"""

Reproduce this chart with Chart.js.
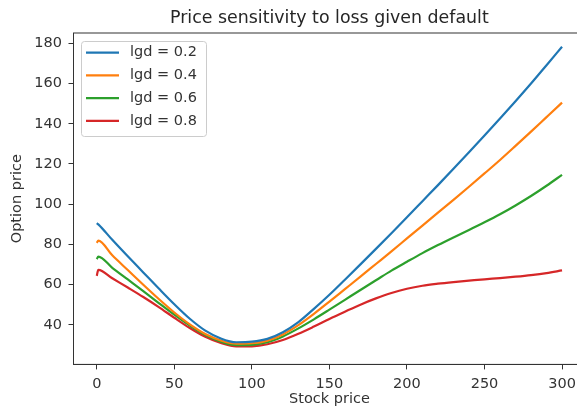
<!DOCTYPE html>
<html><head><meta charset="utf-8">
<script src="https://cdn.jsdelivr.net/npm/chart.js@4/dist/chart.umd.min.js"></script>
<style>
html,body{margin:0;padding:0;overflow:hidden;background:#fff;width:577px;height:415px}
#wrap{position:absolute;left:0;top:0;width:600px;height:415px}
</style>
</head><body><div id="wrap"><canvas id="c" width="600" height="415"></canvas></div>
<script>
const stockPrice = [0,1,10,20,30,40,50,60,70,80,90,100,110,120,130,140,150,160,170,180,190,200,210,220,230,240,250,260,270,280,290,300];
const lgd02 = [90.6,90.0,82.3,74.1,66.1,58.1,50.3,43.1,37.2,33.3,31.4,31.7,33.1,36.4,41.4,48,55,62.5,70.1,77.8,85.6,93.5,101.5,109.5,117.6,125.8,134.1,142.6,151.2,160,169.1,178.3];
const lgd04 = [80.8,81.9,74.6,67.3,60,52.9,46.2,40.3,35.5,32.3,30.7,30.9,32.2,35.3,39.9,45.5,51.6,57.8,64,70.3,76.6,83,89.4,95.8,102.2,108.7,115.3,122,129,136.1,143.3,150.5];
const lgd06 = [72.7,74,68.4,62.6,56.8,50.9,45.1,39.7,35,31.7,30,30.1,31.4,34.3,38.3,42.8,47.6,52.5,57.4,62.2,67,71.4,75.7,79.7,83.5,87.2,91,95,99.4,104.1,109.2,114.6];
const lgd08 = [64.4,67.4,63.2,58.6,53.9,48.9,43.6,38.5,34.1,31,29.3,29.4,30.4,32.5,35.6,39.2,43,46.6,50.1,53.2,55.9,58,59.5,60.5,61.3,62,62.7,63.3,64,64.8,65.8,67.1];
const seriesLabels = ['lgd = 0.2','lgd = 0.4','lgd = 0.6','lgd = 0.8'];
const seriesColors = ['#1f77b4','#ff7f0e','#2ca02c','#d62728'];
const xTicks = [0,50,100,150,200,250,300];
const yTicks = [40,60,80,100,120,140,160,180];
const chartTitle = 'Price sensitivity to loss given default';
const xTitle = 'Stock price';
const yTitle = 'Option price';

const FONT = 'DejaVu Sans';
const TXT = '#333333';
const series = [lgd02, lgd04, lgd06, lgd08];

const framePlugin = {
  id: 'frame',
  afterDatasetsDraw(chart) {
    const {ctx, chartArea: a} = chart;
    ctx.save();
    ctx.strokeStyle = '#333333';
    ctx.lineWidth = 1;
    ctx.strokeRect(a.left, a.top, a.right - a.left, a.bottom - a.top);
    ctx.restore();
    // legend
    const x0 = 81.5, y0 = 41.5, w = 125, h = 95, r = 3;
    ctx.save();
    ctx.beginPath();
    ctx.moveTo(x0 + r, y0);
    ctx.arcTo(x0 + w, y0, x0 + w, y0 + h, r);
    ctx.arcTo(x0 + w, y0 + h, x0, y0 + h, r);
    ctx.arcTo(x0, y0 + h, x0, y0, r);
    ctx.arcTo(x0, y0, x0 + w, y0, r);
    ctx.closePath();
    ctx.fillStyle = 'rgba(255,255,255,0.8)';
    ctx.fill();
    ctx.strokeStyle = '#cccccc';
    ctx.lineWidth = 1;
    ctx.stroke();
    chart.data.datasets.forEach((ds, i) => {
      const yy = 52.7 + i * 22.7;
      ctx.beginPath();
      ctx.moveTo(86, yy);
      ctx.lineTo(119, yy);
      ctx.strokeStyle = ds.borderColor;
      ctx.lineWidth = 2.2;
      ctx.stroke();
      ctx.fillStyle = TXT;
      ctx.font = '14.5px "' + FONT + '"';
      ctx.textBaseline = 'middle';
      ctx.textAlign = 'left';
      ctx.fillText(ds.label, 130, yy);
    });
    ctx.restore();
  },
  afterDraw(chart) {
    const {ctx, chartArea: a} = chart;
    ctx.save();
    ctx.fillStyle = '#262626';
    ctx.font = '17.4px "' + FONT + '"';
    ctx.textAlign = 'center';
    ctx.textBaseline = 'alphabetic';
    ctx.fillText(chartTitle, (a.left + a.right) / 2, 22.7);
    ctx.restore();
  }
};

const axisCommon = {
  type: 'linear',
  grid: {display: true, drawOnChartArea: false, drawTicks: true, tickLength: 5, color: '#333333', tickColor: '#333333', tickWidth: 1},
  border: {display: true, color: '#333333', width: 1},
};

new Chart(document.getElementById('c'), {
  type: 'line',
  data: {
    datasets: series.map((vals, i) => ({
      label: seriesLabels[i],
      data: stockPrice.map((s, j) => ({x: s, y: vals[j]})),
      borderColor: seriesColors[i],
      backgroundColor: seriesColors[i],
      borderWidth: 2.2,
      pointRadius: 0,
      cubicInterpolationMode: 'monotone',
      fill: false
    }))
  },
  options: {
    responsive: false,
    devicePixelRatio: 1,
    animation: false,
    layout: {padding: {left: 0, top: 33, right: 14.7, bottom: 0}},
    plugins: {legend: {display: false}, title: {display: false}, tooltip: {enabled: false}},
    scales: {
      x: Object.assign({}, axisCommon, {
        min: -15, max: 315,
        afterBuildTicks: s => { s.ticks = xTicks.map(v => ({value: v})); },
        afterFit: s => { s.height = 50.6; },
        ticks: {color: TXT, font: {family: FONT, size: 14.5}, padding: 6, maxRotation: 0, autoSkip: false},
        title: {display: true, text: xTitle, color: TXT, font: {family: FONT, size: 14.5}, padding: {top: 0, bottom: 7}}
      }),
      y: Object.assign({}, axisCommon, {
        min: 20.4, max: 185.1,
        afterBuildTicks: s => { s.ticks = yTicks.map(v => ({value: v})); },
        afterFit: s => { s.width = 73.5; },
        ticks: {color: TXT, font: {family: FONT, size: 14.5}, padding: 6.5, autoSkip: false},
        title: {display: true, text: yTitle, color: TXT, font: {family: FONT, size: 14.5}, padding: {top: 9, bottom: 0}}
      })
    }
  },
  plugins: [framePlugin]
});
</script>
</body></html>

"""

Job » From the first line above through the line containing "const series = [lgd02, lgd04, lgd06, lgd08];", copy everything exactly, without the pictures.

Reply to the exercise »
Reproduce this chart with Chart.js.
<!DOCTYPE html>
<html><head><meta charset="utf-8">
<script src="https://cdn.jsdelivr.net/npm/chart.js@4/dist/chart.umd.min.js"></script>
<style>
html,body{margin:0;padding:0;overflow:hidden;background:#fff;width:577px;height:415px}
#wrap{position:absolute;left:0;top:0;width:600px;height:415px}
</style>
</head><body><div id="wrap"><canvas id="c" width="600" height="415"></canvas></div>
<script>
const stockPrice = [0,1,10,20,30,40,50,60,70,80,90,100,110,120,130,140,150,160,170,180,190,200,210,220,230,240,250,260,270,280,290,300];
const lgd02 = [90.6,90.0,82.3,74.1,66.1,58.1,50.3,43.1,37.2,33.3,31.4,31.7,33.1,36.4,41.4,48,55,62.5,70.1,77.8,85.6,93.5,101.5,109.5,117.6,125.8,134.1,142.6,151.2,160,169.1,178.3];
const lgd04 = [80.8,81.9,74.6,67.3,60,52.9,46.2,40.3,35.5,32.3,30.7,30.9,32.2,35.3,39.9,45.5,51.6,57.8,64,70.3,76.6,83,89.4,95.8,102.2,108.7,115.3,122,129,136.1,143.3,150.5];
const lgd06 = [72.7,74,68.4,62.6,56.8,50.9,45.1,39.7,35,31.7,30,30.1,31.4,34.3,38.3,42.8,47.6,52.5,57.4,62.2,67,71.4,75.7,79.7,83.5,87.2,91,95,99.4,104.1,109.2,114.6];
const lgd08 = [64.4,67.4,63.2,58.6,53.9,48.9,43.6,38.5,34.1,31,29.3,29.4,30.4,32.5,35.6,39.2,43,46.6,50.1,53.2,55.9,58,59.5,60.5,61.3,62,62.7,63.3,64,64.8,65.8,67.1];
const seriesLabels = ['lgd = 0.2','lgd = 0.4','lgd = 0.6','lgd = 0.8'];
const seriesColors = ['#1f77b4','#ff7f0e','#2ca02c','#d62728'];
const xTicks = [0,50,100,150,200,250,300];
const yTicks = [40,60,80,100,120,140,160,180];
const chartTitle = 'Price sensitivity to loss given default';
const xTitle = 'Stock price';
const yTitle = 'Option price';

const FONT = 'DejaVu Sans';
const TXT = '#333333';
const series = [lgd02, lgd04, lgd06, lgd08];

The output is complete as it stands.